India is among the world's largest and fastest growing markets for milk and milk products. The market size in value terms for milk and milk products, including the organised and unorganised sector, is Rs 2000 billion (47.6 billion US dollars), growing at nearly 7.5 per cent annually.
The demand for value added milk products, such as cheese, dahi (Indian yoghurt) and probiotic drinks, is increasing at a double digit rate, an official release said here today.
At present, India seems to be self-sufficient in meeting its requirement for milk and milk products. However, given that demand is growing faster than supply, there could be serious issues with respect to self-sufficiency in the near future. Any increase in milk production is dependent on the farmgate price received by the producer.
Farmgate prices have increased by more than 50 per cent in the last three years. Focused efforts would be required on two front: increasing farm size (currently the average number of animals per producer is three to four), and increasing productivity of milk producing animals.
The market for liquid milk and value-added dairy products is still largely dominated by the unorganised sector. India has an insignificant share of the global dairy trade, less than one per cent, despite being a leading producer of milk.
Despite the high growth rate in production, the per capita availability of milk in India (245 gm per day) is lower than the world average (285 gm per day). Buffalo milk now accounts for approximately 57 per cent of total milk production in India.
This level has remained stable over the last few years.
Most of the packed liquid-milk segment in India is dominated by the cooperatives. The liquid milk contribution in total revenues ranges from 60 per cent to 80 per cent is the case of cooperatives.

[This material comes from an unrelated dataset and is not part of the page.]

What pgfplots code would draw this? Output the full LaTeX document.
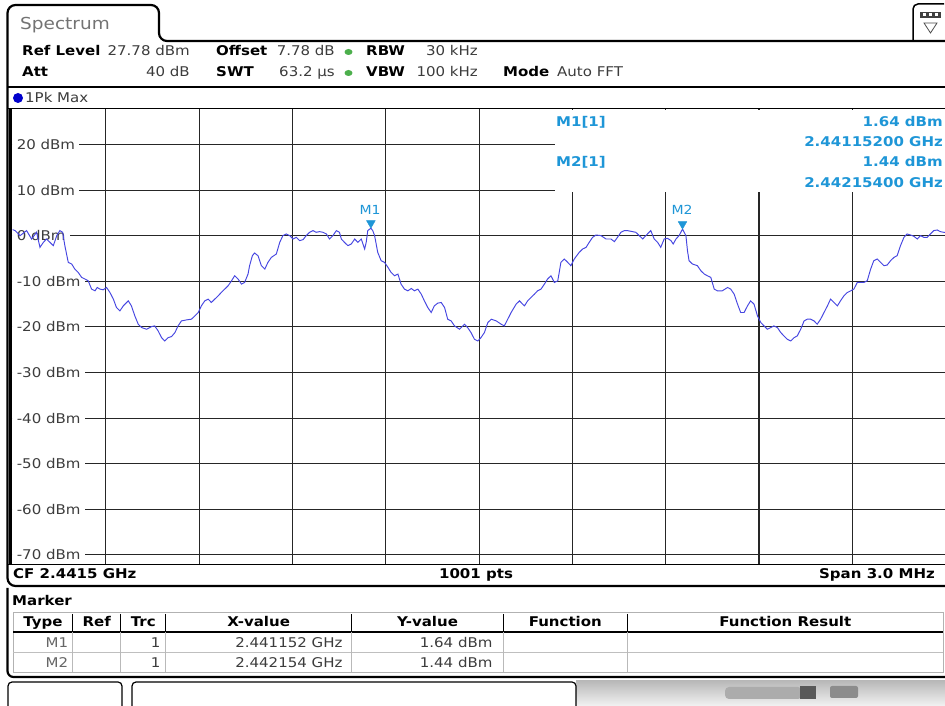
\documentclass[border=0pt]{standalone}
\usepackage{pgfplots}
\pgfplotsset{compat=1.18}
\usepackage{fontspec}
\setmainfont{DejaVu Sans}[FakeStretch=1.12]
\definecolor{tr}{RGB}{70,70,225}
\definecolor{mk}{RGB}{30,150,215}
\definecolor{vg}{RGB}{60,60,60}
\newcommand{\fs}[1]{\fontsize{#1}{#1}\selectfont}
\tikzset{ylab/.style={anchor=west, fill=white, inner xsep=4bp, inner ysep=1bp, text=vg, font=\fs{13.4bp}}}
\begin{document}
\begin{tikzpicture}[x=1bp,y=1bp]
\useasboundingbox (0,0) rectangle (945,706);
\fill[white] (0,0) rectangle (945,706);

\begin{scope}[shift={(12.6,141)}]
\begin{axis}[scale only axis,
  width=933bp, height=456bp,
  xmin=0, xmax=3, ymin=-72.22, ymax=27.78,
  xtick={0.3,0.6,0.9,1.2,1.5,1.8,2.1,2.4,2.7},
  ytick={-70,-60,-50,-40,-30,-20,-10,0,10,20},
  xticklabels={}, yticklabels={},
  grid=major, major grid style={draw=black!85, line width=1.1bp},
  axis line style={draw=none}, tick style={draw=none}]
\node[ylab] at (axis cs:0,20) {20 dBm};
\node[ylab] at (axis cs:0,10) {10 dBm};
\node[ylab] at (axis cs:0,0) {0 dBm};
\node[ylab] at (axis cs:0,-10) {-10 dBm};
\node[ylab] at (axis cs:0,-20) {-20 dBm};
\node[ylab] at (axis cs:0,-30) {-30 dBm};
\node[ylab] at (axis cs:0,-40) {-40 dBm};
\node[ylab] at (axis cs:0,-50) {-50 dBm};
\node[ylab] at (axis cs:0,-60) {-60 dBm};
\node[ylab] at (axis cs:0,-70) {-70 dBm};
\addplot[tr, line width=0.95bp, mark=none] coordinates {
(0,1.33)(0.008,1.11)(0.024,0.0)(0.045,1.11)(0.061,-0.73)(0.077,0.74)(0.088,-2.56)(0.099,-1.46)(0.109,-0.73)(0.120,-1.46)(0.131,-2.19)(0.142,0.01)(0.152,1.11)(0.161,0.74)(0.168,-2.19)(0.179,-5.86)(0.190,-6.22)(0.200,-7.32)(0.211,-8.06)(0.222,-9.15)(0.233,-9.52)(0.243,-9.89)(0.254,-11.72)(0.265,-12.09)(0.272,-11.36)(0.281,-11.72)(0.291,-11.87)(0.302,-11.36)(0.313,-12.46)(0.324,-13.92)(0.334,-15.76)(0.345,-16.49)(0.356,-15.39)(0.372,-14.29)(0.382,-15.39)(0.393,-17.59)(0.404,-19.42)(0.415,-20.15)(0.431,-20.52)(0.447,-19.93)(0.457,-19.79)(0.468,-20.89)(0.479,-22.36)(0.489,-23.09)(0.500,-22.36)(0.511,-22.13)(0.522,-21.25)(0.532,-19.79)(0.543,-18.69)(0.559,-18.47)(0.575,-18.32)(0.586,-17.59)(0.597,-16.85)(0.607,-15.39)(0.618,-14.29)(0.629,-13.92)(0.639,-14.65)(0.650,-13.92)(0.661,-13.19)(0.671,-12.46)(0.682,-11.72)(0.693,-10.99)(0.704,-9.89)(0.714,-8.79)(0.725,-9.52)(0.736,-10.62)(0.746,-10.26)(0.757,-8.42)(0.762,-6.59)(0.771,-4.39)(0.778,-3.80)(0.789,-4.39)(0.800,-6.59)(0.811,-7.32)(0.821,-5.86)(0.832,-4.76)(0.848,-4.02)(0.859,-1.46)(0.869,0.01)(0.880,0.37)(0.891,0.01)(0.902,-0.73)(0.912,-0.36)(0.923,-1.09)(0.934,-0.87)(0.944,0.01)(0.955,0.74)(0.966,1.11)(0.976,0.74)(0.987,0.89)(0.998,0.74)(1.009,0.37)(1.019,-0.73)(1.030,0.01)(1.041,1.11)(1.051,0.74)(1.057,-0.73)(1.067,-1.46)(1.078,-2.19)(1.089,-1.83)(1.100,-0.73)(1.110,-1.46)(1.121,-0.73)(1.132,-2.92)(1.137,-1.46)(1.142,1.11)(1.152,1.64)(1.158,1.11)(1.164,0.01)(1.174,-3.65)(1.185,-5.49)(1.196,-5.86)(1.207,-6.96)(1.217,-8.06)(1.228,-8.79)(1.239,-8.42)(1.249,-10.62)(1.260,-11.72)(1.271,-12.09)(1.282,-11.58)(1.292,-12.09)(1.303,-11.72)(1.314,-12.82)(1.324,-14.29)(1.335,-15.76)(1.346,-16.85)(1.356,-15.39)(1.367,-14.80)(1.378,-14.65)(1.389,-15.76)(1.399,-18.32)(1.410,-18.69)(1.421,-19.79)(1.437,-20.52)(1.453,-19.42)(1.463,-20.15)(1.474,-21.25)(1.485,-22.72)(1.496,-23.09)(1.506,-22.36)(1.517,-21.25)(1.528,-19.06)(1.539,-18.32)(1.555,-18.69)(1.571,-19.42)(1.581,-19.79)(1.592,-18.32)(1.603,-16.85)(1.619,-15.02)(1.630,-14.29)(1.640,-15.02)(1.646,-15.39)(1.656,-14.29)(1.667,-13.55)(1.678,-12.82)(1.688,-12.09)(1.699,-11.72)(1.710,-10.62)(1.720,-9.52)(1.731,-8.79)(1.742,-10.26)(1.753,-9.89)(1.763,-5.86)(1.774,-5.12)(1.785,-5.86)(1.795,-6.59)(1.806,-5.12)(1.822,-3.65)(1.833,-2.92)(1.844,-2.56)(1.854,-1.46)(1.865,-0.36)(1.876,0.15)(1.892,0.01)(1.908,-0.73)(1.924,-0.73)(1.935,-1.31)(1.945,-0.36)(1.956,0.74)(1.967,1.11)(1.977,1.11)(1.993,0.89)(2.004,0.74)(2.015,0.01)(2.026,-0.73)(2.036,0.01)(2.052,1.11)(2.063,-0.73)(2.074,-1.46)(2.084,-2.56)(2.095,-0.73)(2.106,-0.58)(2.117,-1.09)(2.124,-1.83)(2.133,-0.73)(2.143,0.01)(2.154,1.44)(2.165,0.01)(2.170,-3.29)(2.175,-5.49)(2.186,-6.22)(2.202,-6.59)(2.213,-7.69)(2.224,-8.42)(2.234,-8.79)(2.245,-9.15)(2.256,-11.72)(2.266,-12.09)(2.282,-12.09)(2.299,-11.36)(2.309,-11.72)(2.320,-12.82)(2.331,-15.02)(2.341,-16.85)(2.352,-16.85)(2.363,-15.39)(2.373,-14.29)(2.384,-15.02)(2.395,-17.59)(2.406,-19.06)(2.416,-19.79)(2.427,-20.52)(2.438,-20.15)(2.448,-19.79)(2.459,-20.15)(2.470,-21.25)(2.480,-21.98)(2.491,-22.72)(2.502,-23.09)(2.513,-22.36)(2.523,-21.98)(2.534,-20.52)(2.545,-18.69)(2.555,-18.32)(2.566,-18.32)(2.577,-18.69)(2.587,-19.42)(2.598,-18.32)(2.609,-16.85)(2.620,-15.39)(2.630,-13.92)(2.641,-14.65)(2.652,-15.39)(2.662,-14.29)(2.673,-13.19)(2.684,-12.46)(2.695,-12.09)(2.705,-11.72)(2.716,-10.26)(2.727,-10.26)(2.737,-10.26)(2.748,-9.89)(2.759,-7.32)(2.769,-5.49)(2.780,-5.12)(2.791,-5.86)(2.802,-6.59)(2.812,-6.44)(2.823,-5.49)(2.834,-4.76)(2.844,-4.39)(2.855,-2.19)(2.866,-0.36)(2.876,0.37)(2.887,0.15)(2.898,-0.14)(2.909,-0.73)(2.919,0.01)(2.930,-0.36)(2.941,-0.36)(2.951,0.37)(2.962,1.11)(2.973,1.25)(2.983,0.89)(2.994,0.74)(3.0,0.74)
};
\addplot[only marks, mark=triangle*, mark size=5bp, mark options={draw=mk, fill=mk, yshift=5bp, rotate=180}] coordinates {(1.152,1.64) (2.154,1.44)};
\end{axis}
\end{scope}

\begin{scope}[every node/.style={inner sep=0pt, font=\fs{13.4bp}}]
% marker info box
\fill[white] (555,706-110) rectangle (945,706-192.5);
\node[anchor=base west, text=mk, font=\fs{13.4bp}\bfseries] at (556,706-126.7) {M1[1]};
\node[anchor=base east, text=mk, font=\fs{13.4bp}\bfseries] at (943,706-126.7) {1.64 dBm};
\node[anchor=base east, text=mk, font=\fs{13.4bp}\bfseries] at (943,706-146.7) {2.44115200 GHz};
\node[anchor=base west, text=mk, font=\fs{13.4bp}\bfseries] at (556,706-166.7) {M2[1]};
\node[anchor=base east, text=mk, font=\fs{13.4bp}\bfseries] at (943,706-166.7) {1.44 dBm};
\node[anchor=base east, text=mk, font=\fs{13.4bp}\bfseries] at (943,706-187.3) {2.44215400 GHz};
\node[anchor=base, text=mk, font=\fs{12.5bp}] at (370,706-215) {M1};
\node[anchor=base, text=mk, font=\fs{12.5bp}] at (682,706-215) {M2};

% frames
\draw[line width=2.2bp, rounded corners=8bp] (945,706-41) -- (159,706-41) -- (159,706-5) -- (7.5,706-5) -- (7.5,706-586) -- (945,706-586);
\draw[line width=2bp] (7.5,706-87) -- (945,706-87);
\draw[line width=1.5bp] (7.5,706-108.5) -- (945,706-108.5);
\draw[line width=3bp] (10.5,706-108.5) -- (10.5,706-565);
\draw[line width=1.3bp] (7.5,706-564.5) -- (945,706-564.5);
\draw[line width=2.2bp, rounded corners=6bp] (7.5,706-588) -- (7.5,706-677) -- (945,706-677);

% top-right icon
\draw[line width=1.5bp, rounded corners=5bp] (913,706-41) -- (913,706-4) -- (944,706-4);
\fill[black!75] (920,706-12) rectangle (941,706-18);
\fill[white] (923,706-13.5) rectangle (926,706-16.5);
\fill[white] (929,706-13.5) rectangle (932,706-16.5);
\fill[white] (935,706-13.5) rectangle (938,706-16.5);
\draw[line width=0.8bp, black!70] (924,706-23) -- (937,706-23) -- (930.5,706-33) -- cycle;

% header text
\node[anchor=base west, text=black!55, font=\fs{16.5bp}] at (20,706-30) {Spectrum};
\node[anchor=base west, font=\fs{13.4bp}\bfseries] at (22,706-56) {Ref Level};
\node[anchor=base east, text=vg] at (190,706-56) {27.78 dBm};
\node[anchor=base west, font=\fs{13.4bp}\bfseries] at (216,706-56) {Offset};
\node[anchor=base east, text=vg] at (335,706-56) {7.78 dB};
\node[anchor=base west, font=\fs{13.4bp}\bfseries] at (366,706-56) {RBW};
\node[anchor=base east, text=vg] at (478,706-56) {30 kHz};
\node[anchor=base west, font=\fs{13.4bp}\bfseries] at (22,706-77) {Att};
\node[anchor=base east, text=vg] at (190,706-77) {40 dB};
\node[anchor=base west, font=\fs{13.4bp}\bfseries] at (216,706-77) {SWT};
\node[anchor=base east, text=vg] at (335,706-77) {63.2 µs};
\node[anchor=base west, font=\fs{13.4bp}\bfseries] at (366,706-77) {VBW};
\node[anchor=base east, text=vg] at (478,706-77) {100 kHz};
\node[anchor=base west, font=\fs{13.4bp}\bfseries] at (503,706-77) {Mode};
\node[anchor=base west, text=vg] at (557,706-77) {Auto FFT};
\fill[green!55!black!70] (348.5,706-52) ellipse (4bp and 3bp);
\fill[green!55!black!70] (348.5,706-73) ellipse (4bp and 3bp);
\fill[blue!80!black] (18,706-98) circle (5bp);
\node[anchor=base west, text=vg] at (25,706-102.7) {1Pk Max};

% bottom of plot
\node[anchor=base west, font=\fs{13.4bp}\bfseries] at (13,706-578.3) {CF 2.4415 GHz};
\node[anchor=base, font=\fs{13.4bp}\bfseries] at (476,706-578.3) {1001 pts};
\node[anchor=base east, font=\fs{13.4bp}\bfseries] at (935,706-578.3) {Span 3.0 MHz};

% marker table
\node[anchor=base west, font=\fs{13.4bp}\bfseries] at (12,706-605.5) {Marker};
\draw[gray!60, line width=0.8bp] (13,706-612) rectangle (943,706-672);
\draw[gray!50, line width=0.8bp] (13,706-652) -- (943,706-652);
\draw[black, line width=1.5bp] (13,706-632) -- (943,706-632);
\foreach \cx in {72.7,120.7,165.7,351.7,503.3,627.3} {
  \draw[black, line width=1.3bp] (\cx,706-614) -- (\cx,706-631);
  \draw[gray!55, line width=0.8bp] (\cx,706-632) -- (\cx,706-672);
}
\node[anchor=base, font=\fs{13.4bp}\bfseries] at (43,706-627) {Type};
\node[anchor=base, font=\fs{13.4bp}\bfseries] at (96.7,706-627) {Ref};
\node[anchor=base, font=\fs{13.4bp}\bfseries] at (143.2,706-627) {Trc};
\node[anchor=base, font=\fs{13.4bp}\bfseries] at (258.7,706-627) {X-value};
\node[anchor=base, font=\fs{13.4bp}\bfseries] at (427.5,706-627) {Y-value};
\node[anchor=base, font=\fs{13.4bp}\bfseries] at (565.3,706-627) {Function};
\node[anchor=base, font=\fs{13.4bp}\bfseries] at (785.3,706-627) {Function Result};
\node[anchor=base east, text=black!60] at (68.3,706-647.3) {M1};
\node[anchor=base east, text=vg] at (160.5,706-647.3) {1};
\node[anchor=base east, text=vg] at (342.7,706-647.3) {2.441152 GHz};
\node[anchor=base east, text=vg] at (492.7,706-647.3) {1.64 dBm};
\node[anchor=base east, text=black!60] at (68.3,706-668) {M2};
\node[anchor=base east, text=vg] at (160.5,706-668) {1};
\node[anchor=base east, text=vg] at (342.7,706-668) {2.442154 GHz};
\node[anchor=base east, text=vg] at (492.7,706-668) {1.44 dBm};

% bottom strip
\shade[top color=gray!55, bottom color=gray!10] (576,706-681) rectangle (945,706-706);
\draw[line width=1.2bp, rounded corners=4bp] (8,0) -- (8,706-682) -- (122,706-682) -- (122,0);
\draw[line width=1.2bp, rounded corners=4bp] (132,0) -- (132,706-682) -- (576,706-682) -- (576,0);
\fill[gray!65, rounded corners=4bp] (725,706-687) rectangle (802,706-699);
\fill[black!65] (800,706-686) rectangle (816,706-699);
\fill[black!45, rounded corners=2bp] (830,706-686) rectangle (858,706-698);
\end{scope}
\end{tikzpicture}
\end{document}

Private players barring few are mainly focused on milk products other than packed liquid milk.
There is a huge potential for processing and value addition in the organised sector, particularly in ethnic Indian sweets, which are largely sold in unbranded form in the market.
The key differences between the organised and the unorganised sectors concern the level of investment in preserving the quality of milk, the technology used for processing and the compliance with food standards.